Central Bank hiking cycle - “They think it’s all over….”

For the last two years, Central Banks have been continually hiking rates, waging war against inflation which had reached near 40-year highs. The unprecedented pace and magnitude of the monetary tightening has seen rates increase by 5.25% in the US, 5.15% in the UK and 4.50% in Europe, upturning financial markets in the process. The question asked by all investors was "when will they stop?".

 

Over a recent seven day period, we saw the ECB, the Fed and then the Bank of England all choosing to keep rates on hold at the same time for the first time since the cycle began. This has brought a growing belief that we may now have reached the peak in the hiking cycle. To paraphrase that famous football quote: "They think its all over..." and there is reason to believe that it is now.

 

At each of the Central Bank meetings, the tone was more balanced with regards to upside and downside risks. While no Central Bank wants to claim victory over the inflation bogeyman - instead ensuring that they keep a tightening bias in place - all have acknowledged that policy is now in restrictive territory, even before the lagged impact of prior rate hikes has been felt.

 

Official Key Rates of Fed, ECB and BoE

 

Official Key Rates of Fed, ECB and BoE

 

Although headline inflation in the UK is the highest of the three regions at 6.7% year-on-year, powerful base-effects will move this sharply lower in the coming months, with the Bank of England forecasting something close to 4% by year end, falling to 3% then 2% by subsequent year-ends.
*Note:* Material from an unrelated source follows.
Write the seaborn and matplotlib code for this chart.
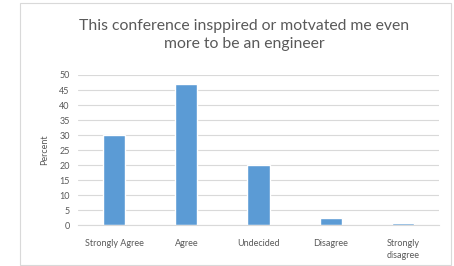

Aside from the inflation story, the impact of higher rates is already being felt, with growth slowing to a near standstill and business and consumer confidence taking a hit. The economys sensitivity to mortgage rates also favours a more careful approach from here.

 

The situation in Europe is mirroring that in the UK but with an already lower inflation profile - the latest European CPI report showed inflation had eased back to 2.9%, with year-on-year prices in the Netherlands actually in negative territory at -0.4%! With the German economy having now contracted in two of the last three quarters, its difficult to argue that higher interest rates are still needed.

 

Headline CPI - US, UK, Europe

 

Headline CPI - US, UK, Europe

 

The story in the US has been less straightforward: they were the first to see inflation peak (before then falling back to the current level of 3.7%) and the Fed has been hold at 5.50% since the summer. The recent soft landing narrative and ongoing firmness in the labour market has, however, kept further hikes on the table. The tone of the latest Fed meeting felt less hawkish - referencing the headwinds from higher market interest rates (bond yields), and their belief that the full extent of prior tightening is still to be seen. It feels that the bar for further hikes is getting higher. With two key pieces of macro data - Manufacturing ISM and Non-Farm Payrolls - both surprising to the downside in the past few days, the likelihood of the Fed being on-hold has only gone up.

 

What does this mean for the bond market? In short, a lot. The relentless rate hikes have been the driving force in pushing bond prices lower - with no confidence on when the rate hikes would end, fixed income buyers have chosen to sit on their hands. Maybe thats about to change. When looking at the path of future interest rates, there are three possible outcomes: higher, lower, or unchanged. If the option of higher rates is taken off the table - leaving unchanged or lower interest rates - the risk/reward profile for bond investors improves as a result. With the threat of higher rates now much reduced, the longer-term potential for fixed income markets can start to be realised.

 

After hundreds of basis points of rate hikes, and meaningful progress being made on the fight against inflation, the recent hat-trick of holds from the ECB, Fed and Bank of England may well signal the end of the hiking cycle. While they will be shy in claiming victory in this campaign, time will tell if this proves to be the point where their goals were met.